Беккер решительно достал ручку и начал писать ответ прямо на завтрашнем бланке для переводов.
«Моя дорогая, моя единственная Эльза!
Я получил твое письмо и этот рисунок. Он теперь висит у меня над кроватью, прямо на стене. Скажи Карлу, что папа повесил его в рамочку и смотрит на него каждый вечер перед сном.
…Тому врачу, одноглазому англичанину, если увидишь его еще раз на раздаче или в подвале, передай от меня огромное спасибо. От самого сердца, скажи ему, что здесь, в Нюрнберге, в этом проклятом Дворце юстиции, тоже есть те, кто пытается лечить, а не убивать. Я таких знаю, может быть, когда-нибудь после всего, я пожму ему руку.
Я вспоминаю про наше озеро. Про зеленую воду и высокие сосны, мы поедем туда. Обязательно поедем, чего бы мне это ни стоило. Обещаю».
Мужчина запечатал конверт и долго сидел в полной тишине, привалившись спиной к холодной стене. День пронесся перед глазами: суд, Мильх, ярость и верность, «рыцарь без доспехов», защищающий обреченного короля, бар с его джазом, разговор с Майком, а теперь ночь, тишина, детский рисунок, и смешная фиолетовая клякса в углу листа. Где-то далеко, в разрушенном Берлине, высокий одноглазый британец ходил по руинам и лечил тех, кого еще вчера официально называли врагами и недобитками.
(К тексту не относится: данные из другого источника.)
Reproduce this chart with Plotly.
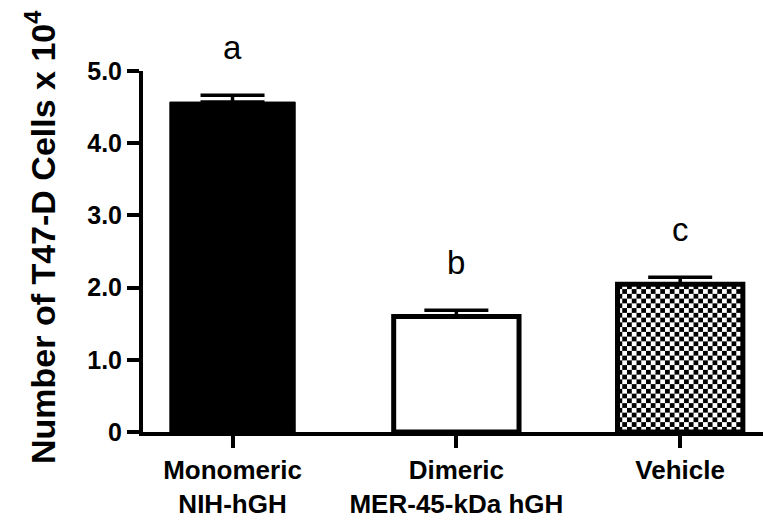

Потому что «война кончилась, теперь надо лечить не только раны, всё кругом». И это ощущение благодарности, смешанное со стыдом, сейчас разлилось у него где-то в лёгких, согревая лучше, чем любой виски и кипяток, размешанный с советским порошком от кашля.
Эрих лег на спину, даже не раздеваясь, и закрыл воспаленные глаза.
«Война кончилась, надо лечить».
Эрих уснул, когда за окном начали робко чирикать первые мартовские птицы. Снилась ему лестница, но не та, бесконечная и страшная, из ночных кошмаров. Совсем другая, светлая, залитая теплым солнечным светом, с высокими венецианскими окнами, за которыми плескалось синее-синее озеро. На белых мраморных ступеньках сидел маленький Карл, сжимая в руке своего желто-зеленого человечка, и радостно махал ему рукой.
«Папа приехал! Папа дома!»
И Эрих, легко поднимаясь по этой лестнице к сыну, почему-то ощущал абсолютное спокойствие.